Frédérick Rolette n’était pas seulement un héros de guerre, mais un homme d’une intégrité et d’une force d’âme inébranlable. Son cheminement, des quais animés de Québec aux champs de bataille tumultueux de la guerre de 1812, témoigne de l’esprit de ceux qui ont façonné le riche patrimoine maritime du Canada.
Transcription du lettre de George B. Hall
Navire de Sa Majesté (NSM) Queen Charlotte
Amherstburg, 24 décembre 1812
Je certifie par la présente que le lieutenant Rolette de la Marine provinciale de Sa Majesté, sur les lacs et aux frontières du Canada, était commandant du NSM General Hunter par désignation de Son Excellence Sir George Prevost et qu’il commandait les forces de Sa Majesté en Amérique du Nord, le matin du 3 juillet 1812 lorsqu’une partie de son équipage [a quitté le quai et] a capturé le Cuyahoga Packet une [goélette] américaine avec une partie des bagages de l’armée du général Hull à son bord, et que c’est son zèle pour le service qui l’a incité à [quitter] le NSM General Hunter pour effectuer le service susmentionné avant de recevoir une quelconque [désignation] d’une autre force navale dans ce port – et c’est décidément mon opinion qu’il a droit à tous les émoluments qui peuvent découler de ladite capture, en tant que commandant dudit brick Hunter. […]
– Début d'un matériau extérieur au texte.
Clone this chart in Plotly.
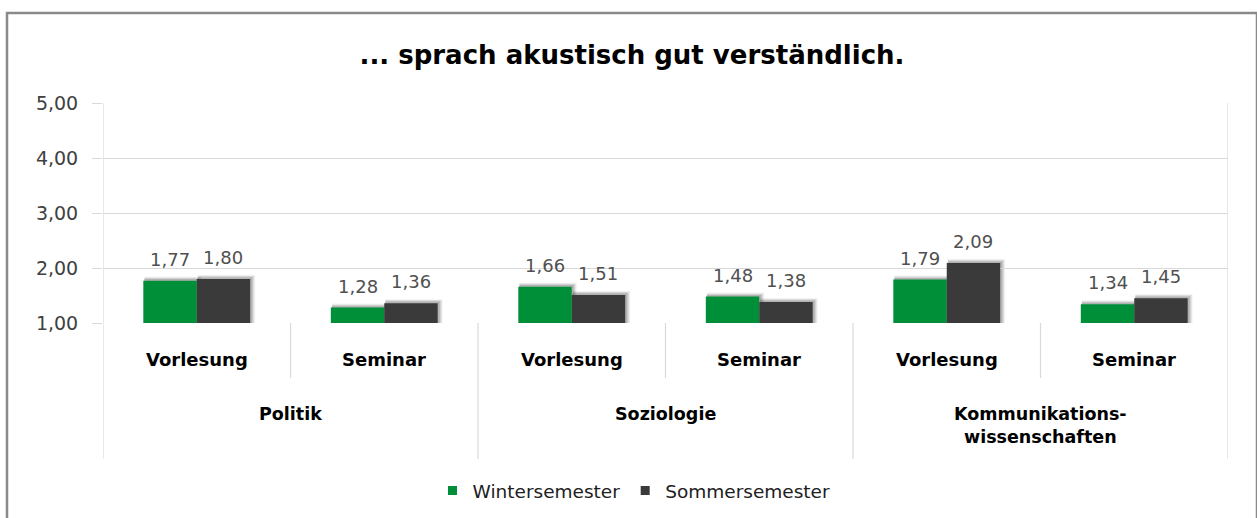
import plotly.graph_objects as go

title = "... sprach akustisch gut verständlich."
groups = ["Politik", "Soziologie", "Kommunikations-<br>wissenschaften"]
subcats = ["Vorlesung", "Seminar"]
series_names = ["Wintersemester", "Sommersemester"]
winter = [1.77, 1.28, 1.66, 1.48, 1.79, 1.34]
sommer = [1.80, 1.36, 1.51, 1.38, 2.09, 1.45]
ytick_vals = [1, 2, 3, 4, 5]
ytick_text = ["1,00", "2,00", "3,00", "4,00", "5,00"]

colors = ["#008f39", "#3a3a3a"]
FONT = "'DejaVu Sans', Verdana, sans-serif"

W, H = 1257, 518
L, R, T, B = 103, 29, 103, 195
plot_h = H - T - B
plot_w = W - L - R
Y0 = 1.0  # axis minimum
BARGAP = 0.43


def py(pixel_y):
    return (H - B - pixel_y) / plot_h


def px(pixel_x):
    return (pixel_x - L) / plot_w


n = len(winter)
xs = list(range(n))
bar_w = (1 - BARGAP) / 2
x_per_px = n / plot_w
y_per_px = 4.0 / plot_h


def fmt(v):
    return f"{v:.2f}".replace(".", ",")


fig = go.Figure()
for name, vals, col in zip(series_names, [winter, sommer], colors):
    fig.add_trace(go.Bar(
        x=xs, y=vals, name=name, marker=dict(color=col, line=dict(width=0)),
        showlegend=False, hoverinfo="skip",
    ))
# legend entries with small square swatches
for name, col in zip(series_names, colors):
    fig.add_trace(go.Scatter(
        x=[None], y=[None], mode="markers", name=name,
        marker=dict(symbol="square", size=9, color=col),
    ))

shapes = []
line_col = "#d9d9d9"

# soft drop shadows behind each bar (derived from the data)
for i in range(n):
    for j, vals in enumerate([winter, sommer]):
        v = vals[i]
        x0 = i - bar_w + j * bar_w
        x1 = x0 + bar_w
        for k, op in [(5, 0.05), (4, 0.07), (3, 0.09), (2, 0.12)]:
            shapes.append(dict(
                type="rect", xref="x", yref="y", layer="below",
                x0=x0 + 1 * x_per_px, x1=x1 + k * x_per_px,
                y0=Y0, y1=v + k * 0.8 * y_per_px,
                line=dict(width=0), fillcolor=f"rgba(0,0,0,{op})"))

# vertical separators of the category axis
for i in range(n + 1):
    xv = i - 0.5
    y0 = py(459) if i % 2 == 0 else py(378)
    y1 = 1 if i in (0, n) else 0
    shapes.append(dict(type="line", xref="x", yref="paper", x0=xv, x1=xv,
                       y0=y0, y1=y1, line=dict(color=line_col, width=1.2)))
# outer chart border
shapes.append(dict(type="rect", xref="paper", yref="paper",
                   x0=px(7), x1=px(1257), y0=py(530), y1=py(13),
                   line=dict(color="#8a8a8a", width=2.5), layer="below"))

annotations = []
# value labels
for j, vals in enumerate([winter, sommer]):
    for i, v in enumerate(vals):
        annotations.append(dict(
            x=i - bar_w / 2 + j * bar_w, y=v, xref="x", yref="y",
            text=fmt(v), showarrow=False, yanchor="bottom", yshift=9,
            font=dict(family=FONT, size=18, color="#505050")))
for i in range(n):
    annotations.append(dict(x=i, y=py(359), xref="x", yref="paper",
                            text="<b>" + subcats[i % 2] + "</b>", showarrow=False,
                            font=dict(family=FONT, size=18, color="#000000"),
                            yanchor="middle"))
for g, name in enumerate(groups):
    annotations.append(dict(x=2 * g + 0.5, y=py(402), xref="x", yref="paper",
                            text="<b>" + name + "</b>", showarrow=False,
                            font=dict(family=FONT, size=17.5, color="#000000"),
                            yanchor="top"))

fig.update_layout(
    width=W, height=H,
    margin=dict(l=L, r=R, t=T, b=B),
    paper_bgcolor="white", plot_bgcolor="white",
    title=dict(text="<b>" + title + "</b>", x=632 / W, xref="container",
               xanchor="center", y=1 - 55 / H, yref="container", yanchor="middle",
               font=dict(family=FONT, size=26, color="#000000")),
    barmode="group", bargap=BARGAP, bargroupgap=0,
    xaxis=dict(range=[-0.5, n - 0.5], showticklabels=False, showgrid=False,
               zeroline=False, showline=False, ticks=""),
    yaxis=dict(range=[Y0, 5], tickvals=ytick_vals, ticktext=ytick_text,
               showgrid=True, gridcolor=line_col, gridwidth=1.2, zeroline=False,
               showline=False, ticks="outside", ticklen=10, tickcolor=line_col,
               ticklabelstandoff=10,
               tickfont=dict(family=FONT, size=19, color="#404040")),
    legend=dict(orientation="h", xref="container", yref="container",
                x=634 / W, xanchor="center", y=1 - 491 / H, yanchor="middle",
                font=dict(family=FONT, size=18.5, color="#202020"),
                itemwidth=30, traceorder="normal"),
    shapes=shapes, annotations=annotations,
    showlegend=True,
)

fig.write_html("out.html", config={"displayModeBar": False},
               post_script="document.body.style.margin='0';")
George B. Hall, maître et commandant.
Lieutenant de la Marine provinciale aux lacs Érié et Huron
Transcription du lettre de Felix Throughton
Sandwich, 28 janvier 1813
Monsieur,
Le général Procter a remarqué votre excellente conduite lors de la bataille de Frenchtown le 22 [janvier dernier] et il m’a demandé de vous adresser ses plus sincères remerciements et de vous assurer qu’il ne manquera pas de vous récompenser, dans la mesure de ses moyens, pour vos mérites.